The verse thus collapses two offices — the Davidic king and the divine shepherd (cf. Ezekiel 34:23–24; Psalm 23) — into one figure. The "strength of Yahweh" (bĕʿōz YHWH) is not delegated power but participated divine power, implying a figure whose authority is not merely human. The verse's second half, "in the majesty of the name of Yahweh his God," further amplifies this: the ruler reigns in the Name itself, invoking the theophanic resonances of the divine Name revealed to Moses. This is messianic kingship of the highest register.
Catholic tradition reads these two verses as among the most christologically dense in the prophetic corpus, not only because of their historical fulfillment at Bethlehem (Matthew 2:6 cites Micah 5:2 explicitly), but because of what they reveal about the mode of the Incarnation and the nature of Christ's kingship.

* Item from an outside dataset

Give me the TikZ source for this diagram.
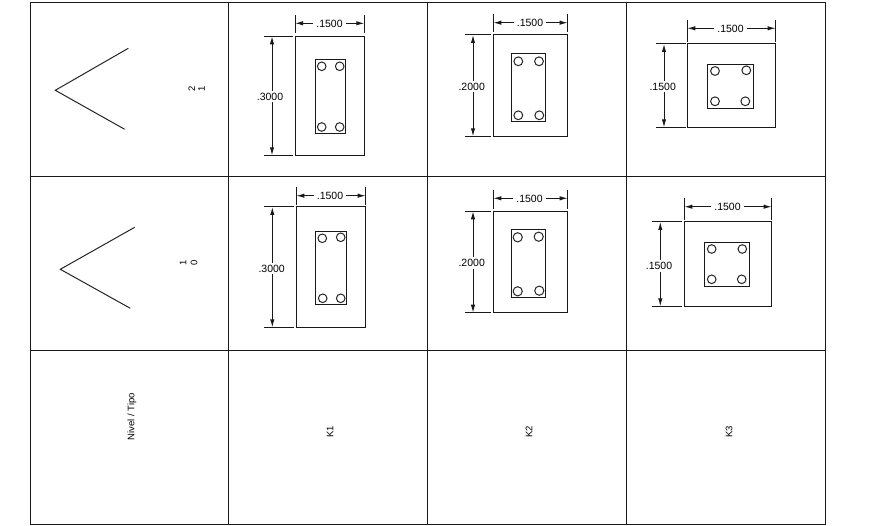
\documentclass[tikz,border=0pt]{standalone}
\usepackage{fontspec}
\setmainfont{Liberation Sans}
\usetikzlibrary{arrows.meta}
\tikzset{
  grid line/.style={line width=1pt,draw=black!90},
  sect/.style={line width=1pt,draw=black!90},
  bar/.style={line width=1pt,draw=black!85},
  ext/.style={line width=1pt,draw=black!90},
  dimline/.style={line width=1pt,draw=black!90,{Latex[length=8pt,width=4.4pt]}-{Latex[length=8pt,width=4.4pt]}},
  dimtext/.style={fill=white,font=\fontsize{10.5}{11}\selectfont,inner xsep=3pt,inner ysep=2pt,yshift=-0.6pt},
  rot/.style={rotate=90,font=\fontsize{9.5}{10}\selectfont,inner sep=0pt},
  chev/.style={line width=1pt,draw=black!85},
}
% outer x0 x1 y0 y1, inner x0 x1 y0 y1
\newcommand{\secrects}[8]{%
  \draw[sect] (#1,#3) rectangle (#2,#4);
  \draw[sect] (#5,#7) rectangle (#6,#8);}
\begin{document}
\begin{tikzpicture}[x=1pt,y=-1pt]
\useasboundingbox (0,0) rectangle (885,526);
\fill[white] (0,0) rectangle (885,526);
% table
\draw[grid line] (30,3) rectangle (825,524);
\foreach \x in {228,427,626.5} \draw[grid line] (\x,3) -- (\x,524);
\foreach \y in {177,350} \draw[grid line] (30,\y) -- (825,\y);
% chevrons
\draw[chev] (128.3,48.3) -- (55.3,90.3) -- (124.7,129.3);
\draw[chev] (134.7,227.3) -- (60.3,269.3) -- (130.3,308.3);
% row labels
\node[rot] (n2) at (191.7,89) {2};
\node[rot] (n1) at (201.7,89) {1};
\node[rot] (m1) at (183,263) {1};
\node[rot] (m0) at (194,263) {0};
\node[rot] (hd) at (132,416.5) {Nivel / Tipo};
\node[rot] (k1) at (330,432) {K1};
\node[rot] (k2) at (529,432) {K2};
\node[rot] (k3) at (729,432) {K3};
% ---- row 1, K1
\secrects{295}{364.3}{36.3}{155.3}{315.3}{345.7}{59.3}{133.7}
\foreach \p in {(321.7,66.3),(339.7,66.3),(321.7,127),(339.7,127)} \draw[bar] \p circle (4.3);
\draw[ext] (295,15) -- (295,33.3) (364.3,15) -- (364.3,33.3);
\draw[dimline] (295,23.3) -- (364.3,23.3);
\node[dimtext] (a1) at (329.5,23.3) {.1500};
\draw[ext] (264.3,36.3) -- (292.7,36.3) (264.3,155.3) -- (292.7,155.3);
\draw[dimline] (272,36.3) -- (272,155.3);
\node[dimtext] (a2) at (270,96) {.3000};
% ---- row 1, K2
\secrects{493.3}{567.7}{35}{136.3}{511.3}{545.7}{54}{121.7}
\foreach \p in {(518.3,61.3),(539,61.3),(518.3,115.3),(539.3,115.3)} \draw[bar] \p circle (4.4);
\draw[ext] (493.3,14) -- (493.3,32.3) (567.7,14) -- (567.7,32.3);
\draw[dimline] (493.3,22.7) -- (567.7,22.7);
\node[dimtext] (b1) at (530,22.7) {.1500};
\draw[ext] (465,35) -- (491,35) (465,136.3) -- (491,136.3);
\draw[dimline] (473,35) -- (473,136.3);
\node[dimtext] (b2) at (471.7,86) {.2000};
% ---- row 1, K3
\secrects{687.3}{775.7}{44}{127.3}{707.3}{753.7}{64.3}{108.3}
\foreach \p in {(715,71),(746.3,70.3),(715,101.3),(745.3,101.3)} \draw[bar] \p circle (4.4);
\draw[ext] (687.3,20) -- (687.3,41.7) (775.7,20) -- (775.7,41.7);
\draw[dimline] (687.3,28.3) -- (775.7,28.3);
\node[dimtext] (c1) at (730.5,28.3) {.1500};
\draw[ext] (656,44) -- (685.7,44) (656,127.3) -- (685.7,127.3);
\draw[dimline] (664,44) -- (664,127.3);
\node[dimtext] (c2) at (662.7,86) {.1500};
% ---- row 2, K1
\secrects{296.3}{365.7}{207}{327.3}{315.3}{346.7}{231.3}{304.7}
\foreach \p in {(322.3,238.3),(340.7,237.3),(322.7,298.3),(340.7,298.3)} \draw[bar] \p circle (4.3);
\draw[ext] (296.3,187) -- (296.3,204.7) (365.7,187) -- (365.7,204.7);
\draw[dimline] (296.3,195.7) -- (365.7,195.7);
\node[dimtext] (d1) at (330,195.7) {.1500};
\draw[ext] (264,207) -- (294,207) (264,327.3) -- (294,327.3);
\draw[dimline] (272.3,207) -- (272.3,327.3);
\node[dimtext] (d2) at (271.7,268) {.3000};
% ---- row 2, K2
\secrects{493.3}{567.7}{211.3}{312.7}{511.3}{545.7}{230}{297.7}
\foreach \p in {(517.7,237.3),(538.7,236.7),(517.7,291.3),(539.3,290.7)} \draw[bar] \p circle (4.6);
\draw[ext] (493.3,190.3) -- (493.3,209) (567.7,190.3) -- (567.7,209);
\draw[dimline] (493.3,198.3) -- (567.7,198.3);
\node[dimtext] (e1) at (529.5,198.3) {.1500};
\draw[ext] (465,211.3) -- (491,211.3) (465,312.7) -- (491,312.7);
\draw[dimline] (473,211.3) -- (473,312.7);
\node[dimtext] (e2) at (471.7,262.3) {.2000};
% ---- row 2, K3
\secrects{684.3}{771.7}{222}{306.3}{704.3}{749.7}{242.3}{286.3}
\foreach \p in {(711.7,249),(742.3,249),(711.7,279.3),(741.7,279.3)} \draw[bar] \p circle (4.3);
\draw[ext] (684.3,198) -- (684.3,219.7) (771.7,198) -- (771.7,219.7);
\draw[dimline] (684.3,206.7) -- (771.7,206.7);
\node[dimtext] (f1) at (727.5,206.7) {.1500};
\draw[ext] (652,222) -- (682,222) (652,306.3) -- (682,306.3);
\draw[dimline] (660.3,222) -- (660.3,306.3);
\node[dimtext] (f2) at (659,265.3) {.1500};
\end{tikzpicture}
\end{document}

On the Woman in Labor: The Fathers were nearly unanimous in seeing Mary here. St. Jerome, commenting on this passage, writes that the "laboring woman" is the Virgin who bears without corruption the ruler of Israel. The Second Vatican Council's Lumen Gentium (§55) situates Mary precisely within this prophetic stream, identifying her as the one in whom Old Testament figures of the "daughter of Zion" reach their fulfillment. The Catechism of the Catholic Church (§489) describes Mary as the culmination of Israel's long expectation. The "abandonment until birth" thus speaks to the theology of waiting inherent in Advent: God is not absent during Israel's — or the Church's — darkest hours, but is preparing a birth.
On the Shepherd-King's Strength: Catholic teaching on Christ's kingship (cf. Quas Primas, Pius XI, 1925; CCC §786) insists that Christ's reign is not territorial but ontological — it is a reign rooted in His divine nature. Micah 5:4's "strength of Yahweh" anticipates the Nicene definition: the one who shepherds with God's own strength must, in some sense, share in that divine nature. St. Augustine (City of God XVII.2) reads this shepherd-king as the one who unites the two cities — the earthly and heavenly — under one pastoral governance. The Catechism (§2580) also links this "standing" posture to intercessory prayer, suggesting that Christ's standing before the Father is the posture of the eternal high priest who shepherds by interceding.
Contemporary Catholics encounter these verses most powerfully during Advent, when the Church liturgically inhabits the posture of the woman in labor — waiting, aching, hoping. But the passage speaks beyond one liturgical season. In an era of institutional crisis, secularization, and pastoral fatigue, verse 3's "abandonment until birth" offers a specific spiritual discipline: the willingness to remain in the pain of gestation rather than demand premature resolution. God's pauses are not absences — they are preparations.
Verse 4's shepherd "standing in the strength of Yahweh" is a direct challenge to any leadership — pastoral, parental, civic — that relies on personal charisma or institutional power alone. The Micah model of shepherding is one of rooted, prayerful authority: the shepherd stands before acting. For lay Catholics, this might mean examining whether their own service in family, parish, or community draws from genuine prayer and divine strength, or from mere willpower and technique. For priests and deacons, it is a call to recall that their shepherding is always a participation in Christ's — never a substitute for it.
Typological and Spiritual Senses
Patristically, verse 3's "she who is in labor" was read as a double figure: Mary as the literal fulfillment of Micah's birth, and the Church as the ongoing birthplace of Christians in baptism and suffering (Revelation 12). Verse 4's shepherd-king typologically recapitulates and surpasses David — the shepherd-boy-turned-king — and is fulfilled in Christ who declares "I am the Good Shepherd" (John 10:11), who stands at the Father's right hand (Acts 7:56), and who shepherds with the full authority of the divine Name (Philippians 2:9–11).